BCEWithLogitsLoss has combined a Sigmoid layer and the BCELoss in one single class, But why to use torch.sigmoid again #10

Closed sunpeng981712364 closed 3 years ago

sunpeng981712364 commented 4 years ago

version 1: use torch.autograd

class FocalLossV1(nn.Module):

def __init__(self,
             alpha=0.25,
             gamma=2,
             reduction='mean',):
    super(FocalLossV1, self).__init__()
    self.alpha = alpha
    self.gamma = gamma
    self.reduction = reduction
    self.crit = nn.BCEWithLogitsLoss(reduction='none')
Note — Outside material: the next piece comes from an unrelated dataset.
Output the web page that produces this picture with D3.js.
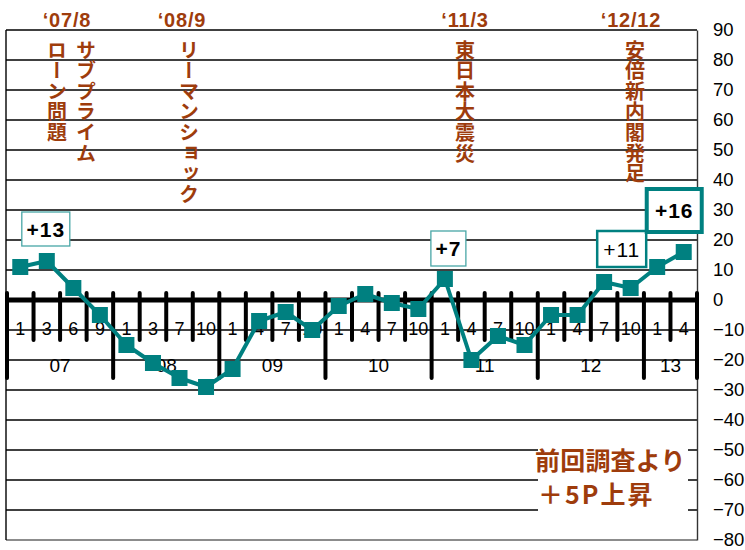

def forward(self, logits, label):
    '''
    args:
        logits: tensor of shape (N, ...)
        label: tensor of shape(N, ...)
    '''

    # compute loss
    logits = logits.float() # use fp32 if logits is fp16
    with torch.no_grad():
        alpha = torch.empty_like(logits).fill_(1 - self.alpha)
        alpha[label == 1] = self.alpha

    **_probs = torch.sigmoid(logits)_**
    pt = torch.where(label == 1, probs, 1 - probs)
    ce_loss = self.crit(logits, label.double())
    loss = (alpha * torch.pow(1 - pt, self.gamma) * ce_loss)
    if self.reduction == 'mean':
        loss = loss.mean()
    if self.reduction == 'sum':
        loss = loss.sum()
    return loss

CLASStorch.nn.BCEWithLogitsLoss(weight: Optional[torch.Tensor] = None, size_average=None, reduce=None, reduction: str = 'mean', posweight: Optional[torch.Tensor] = None)[SOURCE] This loss combines a Sigmoid layer and the BCELoss in one single class._ This version is more numerically stable than using a plain Sigmoid followed by a BCELoss as, by combining the operations into one layer, we take advantage of the log-sum-exp trick for numerical stability.

BCEWithLogitsLoss has combined a Sigmoid layer and the BCELoss in one single class, But why to use torch.sigmoid again, Anything Wrong ? thanks

CoinCheung commented 4 years ago

Because this is focal-loss, which adds a coefficient to the standard bce loss. The added coefficient is based on the sigmoid prob of the input, so we still need to compute this. Please refer to this paper for the details of the focal loss.